Transformation is absolutely doable; it is a conscious effort, however.
I didn’t waste time grieving, even though it was for longer than I expected it to be. I did a fair amount of emotional bloodletting during my intense grief period. Grief is a dynamic process; it requires our full attention, maybe for perpetuity. I am constantly aware that I have lost a child. The knowledge never leaves me be. I will never be able to shake the shock of his death. Grief is a constant readjustment to life – life, the one that is fleeting, as elusive as a deep emotion you can’t escape, but also know you can’t stay in. We’ve got to loosen our grip on grief if we want to reach for life and renewal of relationships neglected largely by our absence while we nursed ourselves back to emotional health.
We just had the fifth angelversary of my son’s passing. I did things differently this year. I did my level best to not think about the night my son died. I was mostly successful. Each time a memory arose, I brushed it aside and replaced it with another thought, task, song…one that warmed my aching heart enough to get through the day.
I choose to think of how he lived before the bottom fell out for him. I choose to think of his joy over his own son. I choose to think of all the amazing things about him, and I choose to celebrate his life — doing so is the best I can do. Oh, even beautiful memories are double-edged, bittersweet, and unpredictable in their effects on my heart.

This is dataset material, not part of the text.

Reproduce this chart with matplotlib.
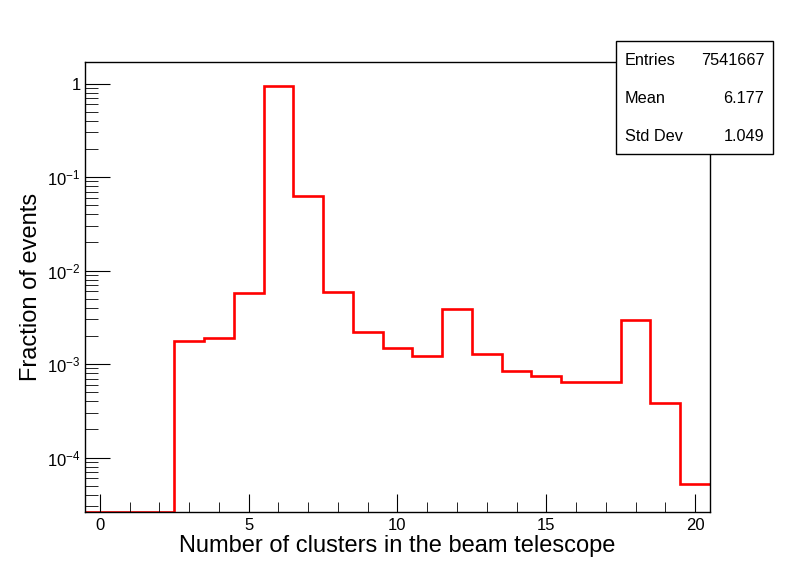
import numpy as np
import matplotlib
matplotlib.use('Agg')
import matplotlib.pyplot as plt
import matplotlib.ticker as mticker
from matplotlib.patches import Rectangle

plt.rcParams['font.family'] = ['Liberation Sans', 'DejaVu Sans']
plt.rcParams['mathtext.fontset'] = 'custom'
plt.rcParams['mathtext.rm'] = 'Liberation Sans'
plt.rcParams['mathtext.it'] = 'Liberation Sans:italic'

# bin contents (fraction of events), one bin per number of clusters 0..20
n_clusters = np.arange(0, 21)
fraction = np.array([0.0, 0.0, 0.0, 1.75e-3, 1.88e-3, 5.7e-3, 0.93, 0.0635,
                     5.86e-3, 2.18e-3, 1.47e-3, 1.22e-3, 3.88e-3, 1.28e-3,
                     8.41e-4, 7.44e-4, 6.41e-4, 6.41e-4, 2.94e-3, 3.82e-4,
                     5.18e-5])

stat_names = ['Entries', 'Mean', 'Std Dev']
stat_values = ['7541667', '6.177', '1.049']

y_min, y_max = 2.62e-5, 1.72

fig = plt.figure(figsize=(7.98, 5.75), dpi=100)
ax = fig.add_axes([0.1065, 0.1096, 0.7832, 0.7834])

edges = np.append(n_clusters - 0.5, n_clusters[-1] + 0.5)
# empty bins are drawn on the lower frame, as ROOT does
ax.stairs(np.maximum(fraction, y_min), edges, color='#ff0000', linewidth=1.9,
          baseline=None)

ax.set_yscale('log')
ax.set_ylim(y_min, y_max)
ax.set_xlim(-0.5, 20.5)

ax.xaxis.set_major_locator(mticker.MultipleLocator(5))
ax.xaxis.set_minor_locator(mticker.MultipleLocator(1))
ax.yaxis.set_major_locator(mticker.LogLocator(base=10))
ax.yaxis.set_minor_locator(mticker.LogLocator(base=10, subs=np.arange(2, 10)))
ax.yaxis.set_minor_formatter(mticker.NullFormatter())
ax.yaxis.set_major_formatter(mticker.FuncFormatter(
    lambda v, p: '1' if abs(v - 1) < 1e-9 else r'$10^{%d}$' % round(np.log10(v))))

ax.tick_params(which='both', direction='in', top=False, right=False, labelsize=12)
ax.tick_params(axis='x', which='major', length=13, pad=4)
ax.tick_params(axis='x', which='minor', length=7)
ax.tick_params(axis='y', which='major', length=18, pad=3)
ax.tick_params(axis='y', which='minor', length=9)
for s in ax.spines.values():
    s.set_linewidth(1.0)

ax.set_xlabel('Number of clusters in the beam telescope', fontsize=17, labelpad=2)
ax.set_ylabel('Fraction of events', fontsize=17, labelpad=2)
ax.yaxis.set_label_coords(-0.069, 0.5)

# statistics box
x0, x1, y0, y1 = 0.772, 0.969, 0.732, 0.9287
fig.patches.append(Rectangle((x0, y0), x1 - x0, y1 - y0, transform=fig.transFigure,
                             facecolor='white', edgecolor='black', linewidth=1.0,
                             zorder=5))
row_y = [0.894, 0.828, 0.763]
for name, val, yy in zip(stat_names, stat_values, row_y):
    fig.text(0.783, yy, name, fontsize=11.7, ha='left', va='center', zorder=6)
    fig.text(0.958, yy, val, fontsize=11.7, ha='right', va='center', zorder=6)

fig.savefig('out.png', dpi=100)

Ah, the heart, it heals slowly, but it does heal. I allowed myself to be entombed for three-and-a-half years before I allowed myself to thaw, before I allowed myself to be emotionally touched again. I’m not the same person I was during my son’s illness and ultimate death. I believe in some ways this is a good thing. I’m less selfish. I’m more present in my life and so, in the lives of others.
I’m learning to love myself and to give myself a life of quality, intermittent joy, and acceptance of the fact that loss is the luck of the draw. No one is to blame. When your number is up, your number is up. Our loved one’s life ends, and we’re left with big gaping holes where he or she used to be. What we fill it with is the most important lesson from our losses.
Even in deep, guttural grief, we are capable of inculcating lessons that will transform us, if only we can wipe our eyes long enough to see them. Life proceeds with or without us. The life train has made many return trips without me getting on one. I don’t want to miss the next one.